In [None]:
# 데이터 보기
import pandas as pd
import numpy as np
from glob import glob

# 이미지데이터 로딩
from PIL import Image
import cv2
from tqdm import tqdm

# 파일경로 설정
import os
import shutil
import json

# Modeling
from sklearn.model_selection import train_test_split
import tensorflow as tf
from tensorflow.keras.preprocessing import image
from tensorflow.keras.applications import VGG16
from tensorflow.keras.layers import *
from tensorflow.keras.models import Model
from tensorflow.keras.optimizers import Adam
from tensorflow.keras.utils import to_categorical
from keras import backend as K 
from keras.callbacks import EarlyStopping, ModelCheckpoint,ReduceLROnPlateau
from sklearn.model_selection import KFold,StratifiedKFold

# Others
import os
import warnings
warnings.filterwarnings("ignore")
warnings.simplefilter('ignore')
import matplotlib.pyplot as plt

In [None]:
from google.colab import drive
drive.mount('/content/drive')

### Data load

In [None]:
data_path = '/content/drive/My Drive/hands'

train_path = data_path + '/train'
test_path = data_path + '/test'

hand_gesture = pd.read_csv(data_path + '/hand_gesture_pose.csv')
sample_submission = pd.read_csv(data_path + '/sample_submission.csv')

In [None]:
# Train 데이터에 있는 폴더를 glob로 불러와
# sorted method를 통해 숫자 순으로 정렬

train_folders = sorted(glob(train_path + '/*'), key = lambda x : int(x.split('/')[-1]))
test_folders  = sorted(glob(test_path + '/*'), key = lambda x : int(x.split('/')[-1]))
train_folders[:5]

In [None]:
answers = []
for train_folder in train_folders :
    json_path = glob(train_folder + '/*.json')[0]
    js = json.load(open(json_path))
    cat = js.get('action')[0]
    cat_name = js.get('action')[1]
    answers.append([train_folder.replace(data_path,''),cat, cat_name])

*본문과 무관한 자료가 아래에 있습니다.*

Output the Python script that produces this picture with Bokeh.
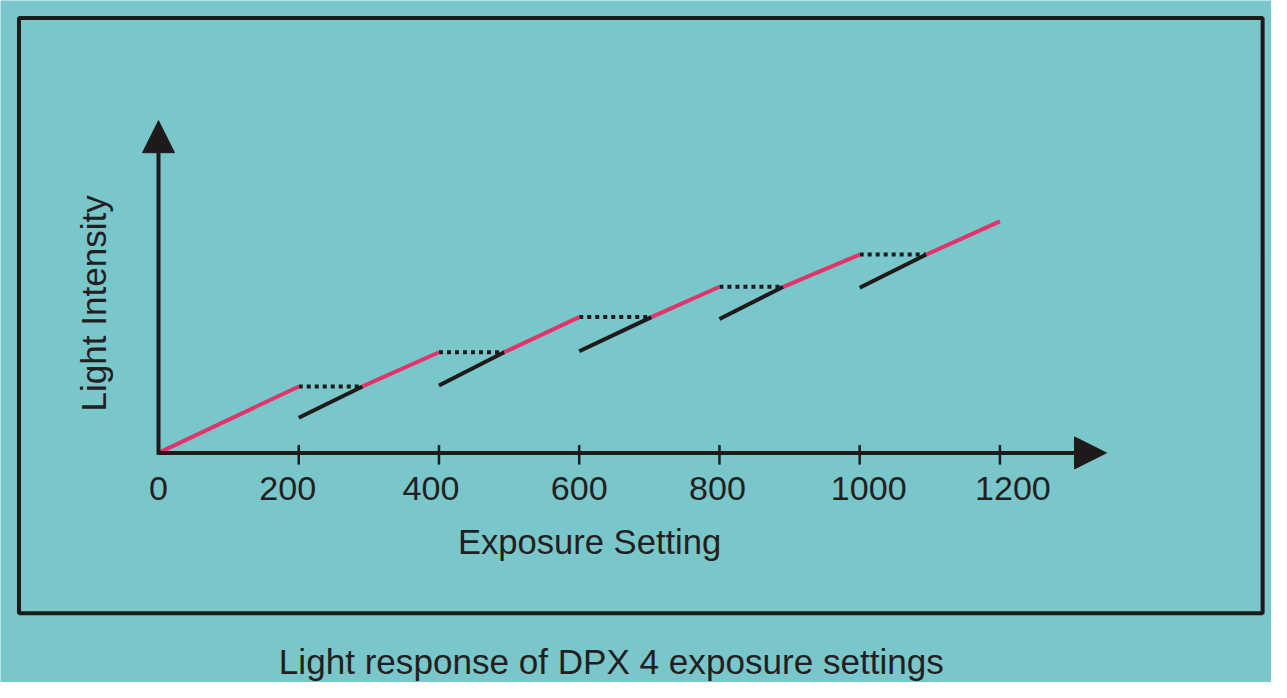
from bokeh.plotting import figure
from bokeh.models import Range1d, Arrow, NormalHead
from bokeh.core.properties import value
from bokeh.embed import file_html
from bokeh.resources import INLINE

# ---------------- data ----------------
x_ticks = [0, 200, 400, 600, 800, 1000, 1200]
x_tick_labels = ["0", "200", "400", "600", "800", "1000", "1200"]

# red response segments (exposure setting -> light intensity, arbitrary units)
red_x0 = [0, 291, 493, 703, 891, 1095]
red_y0 = [0, 68, 103, 139, 170, 203]
red_x1 = [200, 400, 600, 800, 1000, 1200]
red_y1 = [68, 103, 139, 170, 203, 237]

# black (next exposure setting) segments
blk_x0 = [200, 400, 600, 800, 1000]
blk_y0 = [36, 69, 104, 137, 169]
blk_x1 = [291, 493, 703, 891, 1095]
blk_y1 = [68, 103, 139, 170, 203]

# dotted hold levels
dot_x0 = [200, 400, 600, 800, 1000]
dot_x1 = [291, 493, 703, 891, 1095]
dot_y = [68, 103, 139, 170, 203]

x_axis_end = 1352
y_axis_end = 340

title_x = "Exposure Setting"
title_y = "Light Intensity"
caption = "Light response of DPX 4 exposure settings"

# ---------------- layout ----------------
W, H = 1271, 682           # canvas (whole picture, scaled)
REF_W, REF_H = 1287, 698   # reference picture size
OX, OY = 160, 463          # reference pixel of the origin
SX = 0.71                  # reference px per exposure unit
FS = W / REF_W             # font scale
KX = W / REF_W             # canvas px per reference px (x)
KY = H / REF_H             # canvas px per reference px (y)
TEXT_SHIFT = 12            # canvas px the svg baseline lands below target


def dx(ref_x):
    return (ref_x - OX) / SX


def dy(ref_y):
    return OY - ref_y


BG = "#79c6cb"
INK = "#1e1a1a"
TXT = "#231f20"
RED = "#e2346a"
FONT = value("Liberation Sans")


def fs(px):
    return f"{px * FS:.1f}px"


# baseline correction in data units
TY = TEXT_SHIFT / KY
TX = TEXT_SHIFT / (KX * SX)

p = figure(width=W, height=H, output_backend="svg", toolbar_location=None,
           x_range=Range1d(dx(0), dx(REF_W)),
           y_range=Range1d(dy(REF_H), dy(0)),
           x_axis_location=None, y_axis_location=None, min_border=0)
p.grid.visible = False
p.outline_line_color = None
p.background_fill_color = BG
p.border_fill_color = BG

# frame box
p.quad(left=[dx(18.7)], right=[dx(1278)], top=[dy(18)], bottom=[dy(627)],
       fill_color=None, line_color=INK, line_width=4)

# axes with arrows
p.add_layout(Arrow(x_start=0, y_start=0, x_end=x_axis_end, y_end=0,
                   line_color=INK, line_width=4,
                   end=NormalHead(size=32, fill_color=INK, line_color=INK, line_width=1)))
p.add_layout(Arrow(x_start=0, y_start=-2, x_end=0, y_end=y_axis_end,
                   line_color=INK, line_width=4,
                   end=NormalHead(size=32, fill_color=INK, line_color=INK, line_width=1)))

# ticks
tk = x_ticks[1:]
p.segment(x0=tk, y0=[8] * len(tk), x1=tk, y1=[-12] * len(tk),
          line_color=INK, line_width=2.5)

# tick labels
label_dx = [0, -11, -8, 0, -2, 9, 13]
p.text(x=x_ticks, y=[dy(511.7) + TY] * len(x_ticks), text=x_tick_labels,
       x_offset=label_dx, text_font=FONT, text_font_size=fs(34.5),
       text_color=TXT, text_align="center", text_baseline="alphabetic")

# axis titles
p.text(x=[dx(596.5)], y=[dy(566) + TY], text=[title_x], text_font=FONT,
       text_font_size=fs(35), text_color=TXT,
       text_align="center", text_baseline="alphabetic")
p.text(x=[dx(106) - TX], y=[dy(310)], text=[title_y], angle=1.5707963,
       text_font=FONT, text_font_size=fs(35.5), text_color=TXT,
       text_align="center", text_baseline="alphabetic")

# black segments, dotted holds, red response
p.segment(x0=blk_x0, y0=blk_y0, x1=blk_x1, y1=blk_y1,
          line_color=INK, line_width=4)
p.segment(x0=dot_x0, y0=dot_y, x1=dot_x1, y1=dot_y,
          line_color=INK, line_width=4, line_dash="4 4")
p.segment(x0=red_x0, y0=red_y0, x1=red_x1, y1=red_y1,
          line_color=RED, line_width=4)

# caption
p.text(x=[dx(618.5)], y=[dy(689) + TY], text=[caption], text_font=FONT,
       text_font_size=fs(35.5), text_color=TXT,
       text_align="center", text_baseline="alphabetic")

open("out.html", "w").write(file_html(p, INLINE))
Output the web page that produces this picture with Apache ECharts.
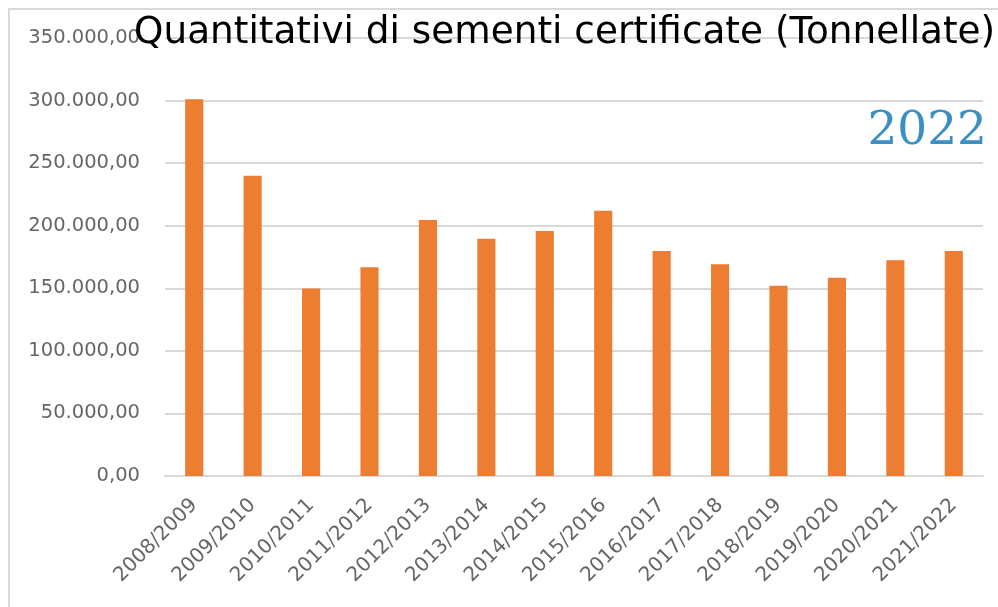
<!DOCTYPE html>
<html>
<head>
<meta charset="utf-8">
<script src="https://cdn.jsdelivr.net/npm/echarts@6/dist/echarts.min.js"></script>
<style>
  html, body { margin: 0; padding: 0; background: #fff; }
  #chart { width: 998px; height: 607px; }
</style>
</head>
<body>
<div id="chart"></div>
<script>
  // campagne di certificazione
  var campagne = ['2008/2009', '2009/2010', '2010/2011', '2011/2012', '2012/2013', '2013/2014', '2014/2015',
    '2015/2016', '2016/2017', '2017/2018', '2018/2019', '2019/2020', '2020/2021', '2021/2022']
  // tonnellate certificate
  var tonnellate = [301000, 240000, 149800, 166800, 204500, 189500, 195800,
    212000, 179800, 169200, 152000, 158400, 172400, 179800]
  var yMin = 0
  var yMax = 350000
  var yStep = 50000

  function formatIt (v) {  // 300000 -> 300.000,00
    var s = String(Math.round(v)).replace(/\B(?=(\d{3})+(?!\d))/g, '.')
    return s + ',00'
  }

  var chart = echarts.init(document.getElementById('chart'))
  chart.setOption({
    animation: false,
    title: [
      {
        text: 'Quantitativi di sementi certificate (Tonnellate)',
        left: 129,
        top: 10,
        textStyle: { fontFamily: 'DejaVu Sans', fontSize: 37.4, fontWeight: 'normal', color: '#000' }
      },
      {
        text: '2022',
        right: 6,
        top: 103,
        textStyle: { fontFamily: 'DejaVu Serif', fontSize: 47, fontWeight: 'normal', color: '#3a8fc5' }
      }
    ],
    graphic: [{
      type: 'rect',
      z: -1,
      shape: { x: 9, y: 9, width: 1200, height: 1200 },
      style: { fill: 'none', stroke: '#d9d9d9', lineWidth: 2 }
    }],
    grid: {
      left: 165,
      right: 15,
      top: 38,
      bottom: 131
    },
    xAxis: {
      type: 'category',
      data: campagne,
      axisLine: { lineStyle: { color: '#d9d9d9', width: 2 } },
      axisTick: { show: false },
      axisLabel: {
        rotate: 45,
        margin: 26,
        interval: 0,
        color: '#666',
        fontFamily: 'DejaVu Sans',
        fontSize: 20
      }
    },
    yAxis: {
      type: 'value',
      min: yMin,
      max: yMax,
      interval: yStep,
      axisLine: { show: false },
      axisTick: { show: false },
      splitLine: { lineStyle: { color: '#d9d9d9', width: 2 } },
      axisLabel: {
        margin: 25,
        color: '#666',
        fontFamily: 'DejaVu Sans',
        fontSize: 19.5,
        formatter: formatIt
      }
    },
    series: [{
      type: 'bar',
      data: tonnellate,
      barWidth: '31%',
      itemStyle: { color: '#ed7d31' }
    }]
  })
</script>
</body>
</html>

answers = pd.DataFrame(answers, columns = ['train_path','answer', 'answer_name'])
answers

### Preprocessing

In [None]:
classes = pd.get_dummies(answers[['answer']], columns = ['answer']).to_numpy()

In [None]:
import concurrent.futures

In [None]:
def load(image_path):
    img = image.load_img(image_path, target_size=(112,112,3))
    img = image.img_to_array(img)
    img = img/255
    return img

def add_ (img):
    images.append(img)

def start_processing(train_folders):

    for idx,train_folder in enumerate(tqdm(train_folders)) : 
        query_path  = train_folder.replace(data_path,'')
        
        with concurrent.futures.ProcessPoolExecutor() as executor:
            image_paths = sorted(glob(train_folder + '/*.png'), key = lambda x : int(x.split('/')[-1].replace('.png','')))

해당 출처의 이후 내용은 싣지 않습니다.